While the RNC betrayal and Murdoch’s alleged walkaway may be fundamentally unrelated, Dhillon’s perspective bolsters the reporting in Wolff’s new book a bit too neatly for comfort.
It must be said: People and organizations have the absolute right to switch horses at any time. There is no law saying that Fox News must remain loyal to any president, or that the RNC can’t make decisions based on its sense of the way political winds are blowing. If Rupert Murdoch did use the profanity claimed by author Wolff in going with the early Arizona call, that is his right. If the RNC contained a contingent of movers and shakers who decided that despite Trump’s populist appeal the time had come to usher in a return to business as usual, there is no official body that will call them to account for the course change.
Related: Did Don Lemon Really Just Stand Up for Tucker Carlson?
Don’t worry about Fox News, they’re still atop the ratings heap. The RNC continues to raise money, though interestingly, and this is key, not as much as Donald Trump.
From Reuters: “The RNC ended June with almost $80 million in the bank.”
From Newsmax: Former President Trump’s combined war chest hit $102 million this month.
Trump, never one to mince words, put the word out in March, calling on Republican donors large and small to give to him, and not the Republican apparatus.
In real estate, it’s all about location, location, location. In politics, its consequences, consequences, consequences.
And that’s where it gets ugly for the RINOS who turned their backs on Trump. They had every right to do what they did, but they are now responsible for the results, to their viewers and their donors. If they, as Wolff and Dhillon suggest, moved to cull what they considered a harmful “cult of personality” out of conservatism’s mainstream and do their part to ensure Joe Biden’s election, they have helped to bring upon the nation a destructive regime and historical embarrassment.
They, in their considerable power, bear responsibility for the border crisis, Keystone, Biden inflation, Biden’s questionable cognitive ability, Harris’s incompetence, America’s fallen state of growing international disrespect, CRT in the schools, and BLM without castigation running wild in the streets. They bear retroactive responsibility for an election that millions of citizens suspect was manufactured in various ways to produce a certain result.
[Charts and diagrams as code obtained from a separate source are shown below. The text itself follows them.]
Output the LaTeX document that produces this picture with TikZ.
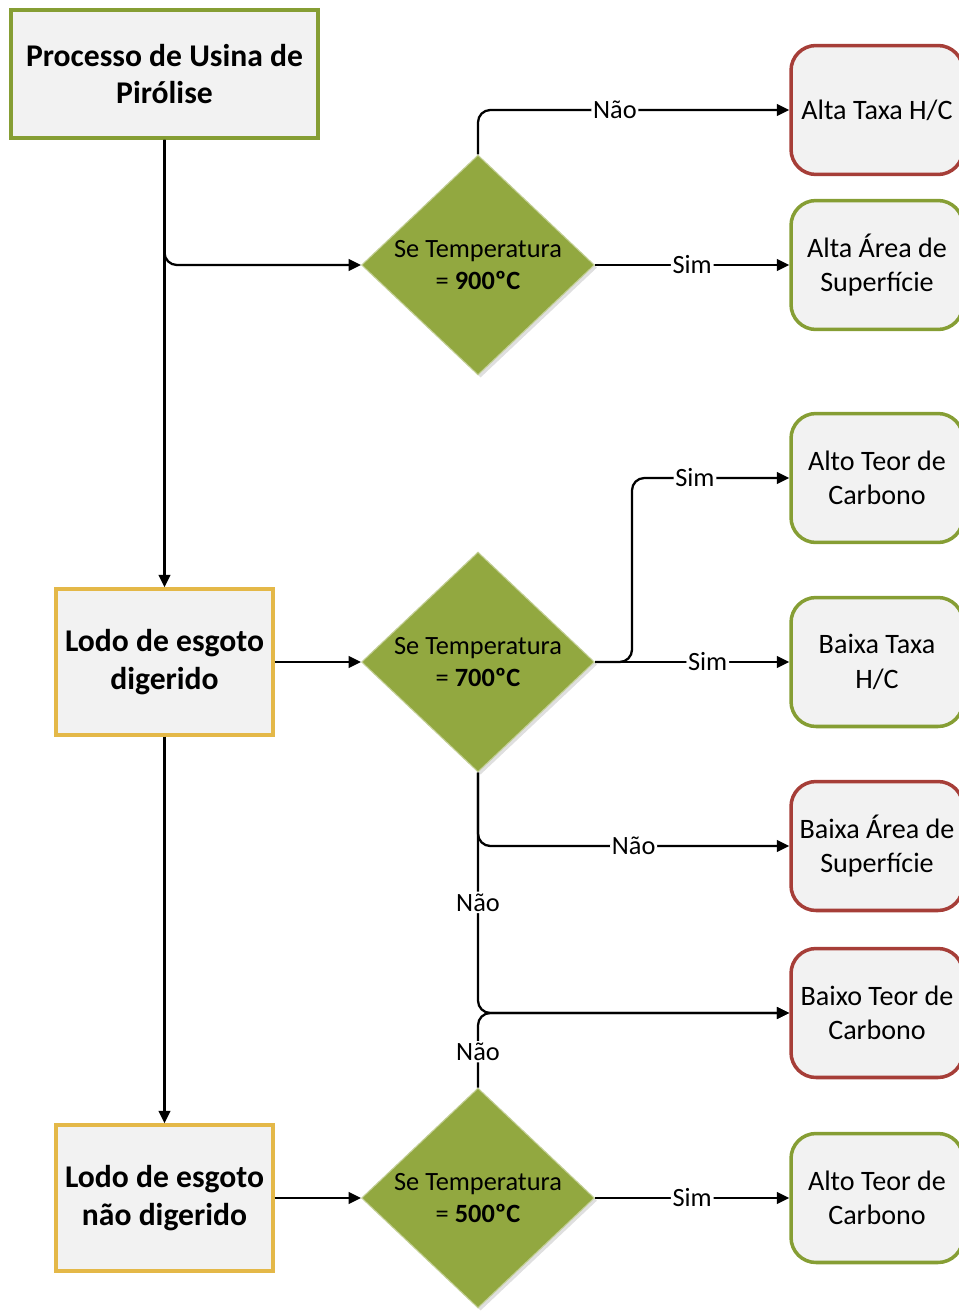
\documentclass[tikz,border=0pt]{standalone}
\usepackage{fontspec}
\setmainfont{Carlito}
\usepackage{xcolor}
\usepackage{tikz}
\usetikzlibrary{arrows.meta,shapes,shadows,positioning,calc}
\definecolor{verde}{RGB}{134,158,52}
\definecolor{vermelho}{RGB}{166,62,56}
\definecolor{ouro}{RGB}{228,184,72}
\definecolor{cinza}{RGB}{242,242,242}
\definecolor{losango}{RGB}{146,168,64}
\begin{document}
\begin{tikzpicture}[x=0.02cm,y=-0.02cm,>={Triangle[length=7pt,width=6.5pt]},
  seta/.style={->,line width=1.3pt,rounded corners=7pt},
  inicio/.style={draw=verde,line width=2pt,fill=cinza,minimum width=6.14cm,minimum height=2.56cm,align=center,font=\fontsize{18}{21.6}\selectfont\bfseries},
  lodo/.style={inicio,draw=ouro,minimum width=4.34cm,minimum height=2.92cm},
  teste/.style={diamond,aspect=1.06,fill=losango,draw=losango!55!white,line width=0.6pt,inner sep=0pt,minimum width=4.66cm,minimum height=4.4cm,align=center,font=\fontsize{15}{18.2}\selectfont,drop shadow={opacity=0.25,shadow xshift=1.5pt,shadow yshift=-1.5pt}},
  saida/.style={rounded corners=0.5cm,line width=2pt,fill=cinza,minimum width=3.44cm,minimum height=2.58cm,align=center,font=\fontsize{16}{19.5}\selectfont},
  bom/.style={saida,draw=verde},
  ruim/.style={saida,draw=vermelho},
  rotulo/.style={fill=white,inner sep=1pt,font=\fontsize{15}{18}\selectfont}]
\useasboundingbox (0,0) rectangle (958,1311);
\node[inicio] (proc) at (164.5,74) {Processo de Usina de\\Pirólise};
\node[lodo] (lodoD) at (164.5,662) {Lodo de esgoto\\digerido};
\node[lodo] (lodoND) at (164.5,1198) {Lodo de esgoto\\não digerido};
\node[teste] (d900) at (478,265) {Se Temperatura\\= \textbf{900ºC}};
\node[teste] (d700) at (478,662) {Se Temperatura\\= \textbf{700ºC}};
\node[teste] (d500) at (478,1198) {Se Temperatura\\= \textbf{500ºC}};
\node[ruim] (altaHC) at (877,110) {Alta Taxa H/C};
\node[bom] (altaArea) at (877,265) {Alta Área de\\Superfície};
\node[bom] (altoTeorA) at (877,478) {Alto Teor de\\Carbono};
\node[bom] (baixaHC) at (877,662) {Baixa Taxa\\H/C};
\node[ruim] (baixaArea) at (877,846) {Baixa Área de\\Superfície};
\node[ruim] (baixoTeor) at (877,1013) {Baixo Teor de\\Carbono};
\node[bom] (altoTeorB) at (877,1198) {Alto Teor de\\Carbono};
\coordinate (s700) at (632,662);
\draw[seta](proc)--(lodoD);
\draw[seta](proc.south)|-(d900);
\draw[seta](d900.north)|-node[rotulo,pos=0.72]{Não}(altaHC);
\draw[seta](d900)--node[rotulo]{Sim}(altaArea);
\draw[seta](lodoD)--(d700);
\draw[seta](d700)--node[rotulo,pos=0.58]{Sim}(baixaHC);
\draw[seta](d700.east)--(s700)|-node[rotulo,pos=0.7]{Sim}(altoTeorA);
\draw[seta](d700.south)|-node[rotulo,pos=0.75]{Não}(baixaArea);
\draw[seta](d700.south)|-node[rotulo,pos=0.27]{Não}(baixoTeor);
\draw[seta](d500.north)|-node[rotulo,pos=0.24]{Não}(baixoTeor);
\draw[seta](lodoD)--(lodoND);
\draw[seta](lodoND)--(d500);
\draw[seta](d500)--node[rotulo]{Sim}(altoTeorB);
\end{tikzpicture}
\end{document}
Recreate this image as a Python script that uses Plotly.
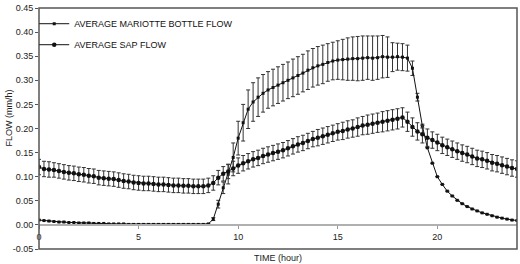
import plotly.graph_objects as go

time_h = [i * 0.25 for i in range(97)]

mariotte_flow = [
    0.010, 0.009, 0.008, 0.007,
    0.006, 0.006, 0.005, 0.005,
    0.004, 0.004, 0.004, 0.003,
    0.003, 0.003, 0.002, 0.002,
    0.002, 0.002, 0.001, 0.001,
    0.001, 0.001, 0.001, 0.001,
    0.001, 0.001, 0.001, 0.001,
    0.001, 0.001, 0.001, 0.001,
    0.001, 0.001, 0.002, 0.012,
    0.043, 0.077, 0.105, 0.140,
    0.180, 0.212, 0.240, 0.255,
    0.265, 0.273, 0.280, 0.285,
    0.290, 0.295, 0.300, 0.305,
    0.310, 0.315, 0.321, 0.326,
    0.330, 0.333, 0.337, 0.340,
    0.342, 0.343, 0.344, 0.345,
    0.345, 0.346, 0.347, 0.346,
    0.347, 0.349, 0.348, 0.348,
    0.349, 0.348, 0.346, 0.325,
    0.265, 0.205, 0.160, 0.128,
    0.100, 0.084, 0.070, 0.060,
    0.051, 0.044, 0.038, 0.033,
    0.029, 0.025, 0.022, 0.019,
    0.016, 0.014, 0.012, 0.010,
    0.009,
]

mariotte_err = [
    0.000, 0.000, 0.000, 0.000,
    0.000, 0.000, 0.000, 0.000,
    0.000, 0.000, 0.000, 0.000,
    0.000, 0.000, 0.000, 0.000,
    0.000, 0.000, 0.000, 0.000,
    0.000, 0.000, 0.000, 0.000,
    0.000, 0.000, 0.000, 0.000,
    0.000, 0.000, 0.000, 0.000,
    0.000, 0.000, 0.000, 0.003,
    0.008, 0.012, 0.020, 0.030,
    0.035, 0.038, 0.040, 0.040,
    0.040, 0.039, 0.038, 0.038,
    0.038, 0.038, 0.038, 0.039,
    0.039, 0.039, 0.040, 0.040,
    0.040, 0.040, 0.039, 0.039,
    0.040, 0.042, 0.044, 0.045,
    0.046, 0.046, 0.045, 0.046,
    0.045, 0.044, 0.042, 0.030,
    0.028, 0.028, 0.027, 0.015,
    0.008, 0.004, 0.000, 0.000,
    0.000, 0.000, 0.000, 0.000,
    0.000, 0.000, 0.000, 0.000,
    0.000, 0.000, 0.000, 0.000,
    0.000, 0.000, 0.000, 0.000,
    0.000,
]

sap_flow = [
    0.120, 0.116, 0.115, 0.114,
    0.112, 0.110, 0.108, 0.107,
    0.105, 0.104, 0.102, 0.101,
    0.098, 0.097, 0.096, 0.095,
    0.093, 0.091, 0.090, 0.088,
    0.087, 0.086, 0.086, 0.085,
    0.084, 0.084, 0.083, 0.082,
    0.082, 0.081, 0.081, 0.080,
    0.080, 0.080, 0.082, 0.087,
    0.098, 0.106, 0.111, 0.117,
    0.123, 0.128, 0.132, 0.136,
    0.139, 0.143, 0.146, 0.149,
    0.152, 0.155, 0.159, 0.163,
    0.167, 0.170, 0.174, 0.178,
    0.181, 0.184, 0.187, 0.190,
    0.193, 0.195, 0.198, 0.200,
    0.203, 0.206, 0.208, 0.210,
    0.212, 0.214, 0.216, 0.218,
    0.220, 0.223, 0.214, 0.203,
    0.194, 0.188, 0.181, 0.176,
    0.171, 0.165, 0.161, 0.157,
    0.153, 0.149, 0.146, 0.142,
    0.138, 0.136, 0.133, 0.129,
    0.127, 0.124, 0.121, 0.118,
    0.116,
]

sap_err = [
    0.016, 0.016, 0.016, 0.015,
    0.015, 0.015, 0.015, 0.015,
    0.015, 0.015, 0.015, 0.015,
    0.015, 0.015, 0.015, 0.015,
    0.015, 0.015, 0.015, 0.015,
    0.015, 0.015, 0.015, 0.015,
    0.015, 0.015, 0.015, 0.015,
    0.015, 0.015, 0.015, 0.015,
    0.015, 0.015, 0.015, 0.015,
    0.015, 0.015, 0.015, 0.015,
    0.016, 0.016, 0.016, 0.016,
    0.016, 0.016, 0.016, 0.016,
    0.016, 0.016, 0.016, 0.016,
    0.016, 0.016, 0.016, 0.016,
    0.017, 0.017, 0.017, 0.017,
    0.017, 0.018, 0.018, 0.018,
    0.019, 0.019, 0.020, 0.020,
    0.020, 0.021, 0.021, 0.021,
    0.021, 0.020, 0.020, 0.019,
    0.018, 0.018, 0.018, 0.017,
    0.017, 0.017, 0.017, 0.017,
    0.017, 0.017, 0.017, 0.017,
    0.017, 0.017, 0.017, 0.017,
    0.017, 0.017, 0.017, 0.017,
    0.017,
]

x_ticks = [0, 5, 10, 15, 20]
y_ticks = [-0.05, 0.00, 0.05, 0.10, 0.15, 0.20, 0.25, 0.30, 0.35, 0.40, 0.45]

FONT = "Liberation Sans, Arial, sans-serif"

fig = go.Figure()
fig.add_trace(go.Scatter(
    x=time_h, y=mariotte_flow, name="AVERAGE MARIOTTE BOTTLE FLOW",
    mode="lines+markers", legendgroup="m",
    line=dict(color="#111111", width=1),
    marker=dict(symbol="square", size=3, color="#111111"),
    error_y=dict(type="data", array=mariotte_err, visible=True,
                 color="#333333", thickness=1, width=2),
))
fig.add_trace(go.Scatter(
    x=time_h, y=sap_flow, name="AVERAGE SAP FLOW",
    mode="lines+markers", legendgroup="s",
    line=dict(color="#111111", width=1),
    marker=dict(symbol="circle", size=4.5, color="#111111"),
    error_y=dict(type="data", array=sap_err, visible=True,
                 color="#333333", thickness=1, width=2),
))

fig.update_layout(
    width=520, height=264,
    margin=dict(l=39, r=3, t=5, b=15),
    paper_bgcolor="white", plot_bgcolor="white",
    font=dict(family=FONT, size=9, color="#222222"),
    showlegend=True,
    legend=dict(x=-0.01, y=0.995, xanchor="left", yanchor="top",
                bgcolor="rgba(0,0,0,0)", font=dict(size=9, color="#111111"),
                tracegroupgap=2, traceorder="grouped"),
    xaxis=dict(range=[0, 24], tickvals=x_ticks, ticktext=[str(v) for v in x_ticks],
               showgrid=False, zeroline=False, showline=True,
               linecolor="#b0b0b0", linewidth=2,
               ticks="outside", ticklen=3, tickcolor="#999999",
               anchor="free", position=0.1, ticklabelstandoff=0),
    yaxis=dict(range=[-0.05, 0.45], tickvals=y_ticks,
               ticktext=[f"{v:.2f}" for v in y_ticks],
               showgrid=False, zeroline=False, showline=False,
               ticks="outside", ticklen=3, tickcolor="#555555"),
    shapes=[dict(type="rect", xref="paper", yref="paper", x0=0, x1=1, y0=0, y1=1,
                 line=dict(color="#555555", width=1.5), layer="above")],
    annotations=[
        dict(text="FLOW (mm/h)", xref="paper", yref="paper", x=0, y=0.5,
             xanchor="center", yanchor="middle",
             xshift=-31, yshift=10, textangle=-90, showarrow=False,
             font=dict(size=9, color="#222222")),
        dict(text="TIME (hour)", xref="paper", yref="paper", x=0.5, y=0,
             yanchor="bottom", yshift=-15, borderpad=0, showarrow=False,
             font=dict(size=9, color="#222222")),
    ],
)

fig.write_html("out.html")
Along with McConnell and the rest of the GOP capitulators, the fingerprints of Rupert Murdoch and RNC Chair Ronna Romney McDaniel are all over the Senate-approved trillion+ “infrastructure” bill. Thanks to them, a debt-laden reconciliation blockbuster is waiting in the wings.
And yes, Fox News and the RNC, in their actions to oust Trump and clear the way for the Biden administration and its corrosive socialism, must bear responsibility for the charade of the January 6 persecutions.
U.S. citizens, from the highest offices in New York City to the rural communities of the heartland, have the right to change their minds right up until the last second before the polls close. That is, if the polls ever really close.
But — Captain Obvious, please report for duty — elections have consequences.